Material:
──────────

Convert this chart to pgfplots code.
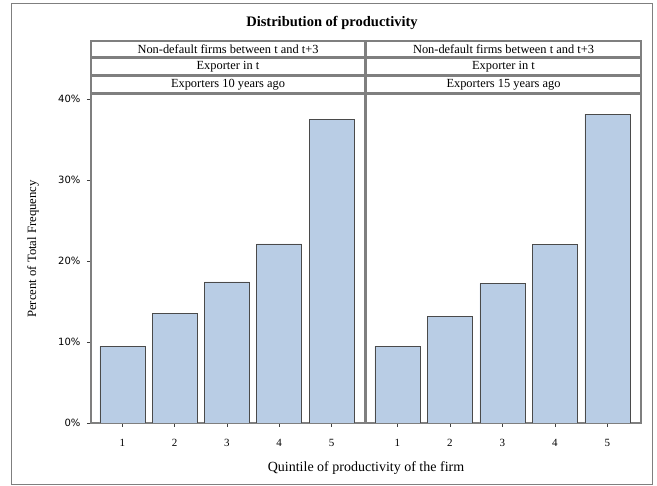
\documentclass[border=0pt]{standalone}
\usepackage{pgfplots}
\pgfplotsset{compat=1.18}
\usepackage{fontspec}
\setmainfont{Liberation Serif}
\newfontfamily\tickfont{DejaVu Sans}
\definecolor{barfill}{HTML}{B9CDE5}
\definecolor{baredge}{HTML}{4A4A4A}
\definecolor{framegray}{HTML}{7F7F7F}
\pgfplotstableread{
q pct
1 9.45
2 13.5
3 17.4
4 22.1
5 37.5
}\leftdata
\pgfplotstableread{
q pct
1 9.45
2 13.2
3 17.2
4 22.0
5 38.1
}\rightdata
\begin{document}
\begin{tikzpicture}[x=1pt,y=1pt]
\useasboundingbox (0,0) rectangle (657,486);
\fill[white] (0,0) rectangle (657,486);
\draw[framegray, line width=1pt] (11,1) rectangle (652.5,482);
\node[font=\bfseries\fontsize{14.5}{16}\selectfont] at (332,463) {Distribution of productivity};
% strips
\foreach \xa/\xb/\lab in {91/365/{Exporters 10 years ago},366/641/{Exporters 15 years ago}}{
  \draw[framegray, line width=1.5pt] (\xa,429) rectangle (\xb,445);
  \draw[framegray, line width=1.5pt] (\xa,411) rectangle (\xb,427.5);
  \draw[framegray, line width=1.5pt] (\xa,393.5) rectangle (\xb,409.5);
  \node[font=\fontsize{12.4}{13}\selectfont] at ({(\xa+\xb)/2},437) {Non-default firms between t and t+3};
  \node[font=\fontsize{12.4}{13}\selectfont] at ({(\xa+\xb)/2},419.25) {Exporter in t};
  \node[font=\fontsize{12.4}{13}\selectfont] at ({(\xa+\xb)/2},401.5) {\lab};
}
\pgfplotsset{
  panel/.style={
    scale only axis, anchor=south west,
    height=329pt,
    xmin=0.4, xmax=5.64, ymin=0, ymax=40.6,
    axis line style={framegray, line width=1.3pt},
    xtick={1,2,3,4,5}, xticklabels={1,2,3,4,5},
    tick align=outside, major tick length=4pt,
    tick style={black!75, line width=0.6pt},
    xtick pos=bottom, ytick pos=left,
    xticklabel style={font=\fontsize{11}{12}\selectfont, yshift=-9pt},
    yticklabel style={font=\tickfont\fontsize{10}{12}\selectfont, xshift=-3pt},
    ybar, bar width=0.86,
  }
}
\begin{axis}[panel, at={(91pt,63pt)}, width=274pt,
  ytick={0,10,20,30,40}, yticklabels={0\%,10\%,20\%,30\%,40\%}]
\addplot[fill=barfill, draw=baredge, line width=0.7pt] table[x=q,y=pct]{\leftdata};
\draw[black!80, line width=0.8pt] (axis cs:0.4,0) -- (axis cs:5.64,0);
\end{axis}
\begin{axis}[panel, at={(366pt,63pt)}, width=275pt, ytick=\empty]
\addplot[fill=barfill, draw=baredge, line width=0.7pt] table[x=q,y=pct]{\rightdata};
\draw[black!80, line width=0.8pt] (axis cs:0.4,0) -- (axis cs:5.64,0);
\end{axis}
\node[font=\fontsize{14}{16}\selectfont] at (366,18) {Quintile of productivity of the firm};
\node[font=\fontsize{12.7}{14}\selectfont, rotate=90] at (33,237) {Percent of Total Frequency};
\end{tikzpicture}
\end{document}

──────────

Goal:
Skip the pictures, then retype every line above exactly.

Exercise response:
Convert this chart to pgfplots code.
\documentclass[border=0pt]{standalone}
\usepackage{pgfplots}
\pgfplotsset{compat=1.18}
\usepackage{fontspec}
\setmainfont{Liberation Serif}
\newfontfamily\tickfont{DejaVu Sans}
\definecolor{barfill}{HTML}{B9CDE5}
\definecolor{baredge}{HTML}{4A4A4A}
\definecolor{framegray}{HTML}{7F7F7F}
\pgfplotstableread{
q pct
1 9.45
2 13.5
3 17.4
4 22.1
5 37.5
}\leftdata
\pgfplotstableread{
q pct
1 9.45
2 13.2
3 17.2
4 22.0
5 38.1
}\rightdata
\begin{document}
\begin{tikzpicture}[x=1pt,y=1pt]
\useasboundingbox (0,0) rectangle (657,486);
\fill[white] (0,0) rectangle (657,486);
\draw[framegray, line width=1pt] (11,1) rectangle (652.5,482);
\node[font=\bfseries\fontsize{14.5}{16}\selectfont] at (332,463) {Distribution of productivity};
% strips
\foreach \xa/\xb/\lab in {91/365/{Exporters 10 years ago},366/641/{Exporters 15 years ago}}{
  \draw[framegray, line width=1.5pt] (\xa,429) rectangle (\xb,445);
  \draw[framegray, line width=1.5pt] (\xa,411) rectangle (\xb,427.5);
  \draw[framegray, line width=1.5pt] (\xa,393.5) rectangle (\xb,409.5);
  \node[font=\fontsize{12.4}{13}\selectfont] at ({(\xa+\xb)/2},437) {Non-default firms between t and t+3};
  \node[font=\fontsize{12.4}{13}\selectfont] at ({(\xa+\xb)/2},419.25) {Exporter in t};
  \node[font=\fontsize{12.4}{13}\selectfont] at ({(\xa+\xb)/2},401.5) {\lab};
}
\pgfplotsset{
  panel/.style={
    scale only axis, anchor=south west,
    height=329pt,
    xmin=0.4, xmax=5.64, ymin=0, ymax=40.6,
    axis line style={framegray, line width=1.3pt},
    xtick={1,2,3,4,5}, xticklabels={1,2,3,4,5},
    tick align=outside, major tick length=4pt,
    tick style={black!75, line width=0.6pt},
    xtick pos=bottom, ytick pos=left,
    xticklabel style={font=\fontsize{11}{12}\selectfont, yshift=-9pt},
    yticklabel style={font=\tickfont\fontsize{10}{12}\selectfont, xshift=-3pt},
    ybar, bar width=0.86,
  }
}
\begin{axis}[panel, at={(91pt,63pt)}, width=274pt,
  ytick={0,10,20,30,40}, yticklabels={0\%,10\%,20\%,30\%,40\%}]
\addplot[fill=barfill, draw=baredge, line width=0.7pt] table[x=q,y=pct]{\leftdata};
\draw[black!80, line width=0.8pt] (axis cs:0.4,0) -- (axis cs:5.64,0);
\end{axis}
\begin{axis}[panel, at={(366pt,63pt)}, width=275pt, ytick=\empty]
\addplot[fill=barfill, draw=baredge, line width=0.7pt] table[x=q,y=pct]{\rightdata};
\draw[black!80, line width=0.8pt] (axis cs:0.4,0) -- (axis cs:5.64,0);
\end{axis}
\node[font=\fontsize{14}{16}\selectfont] at (366,18) {Quintile of productivity of the firm};
\node[font=\fontsize{12.7}{14}\selectfont, rotate=90] at (33,237) {Percent of Total Frequency};
\end{tikzpicture}
\end{document}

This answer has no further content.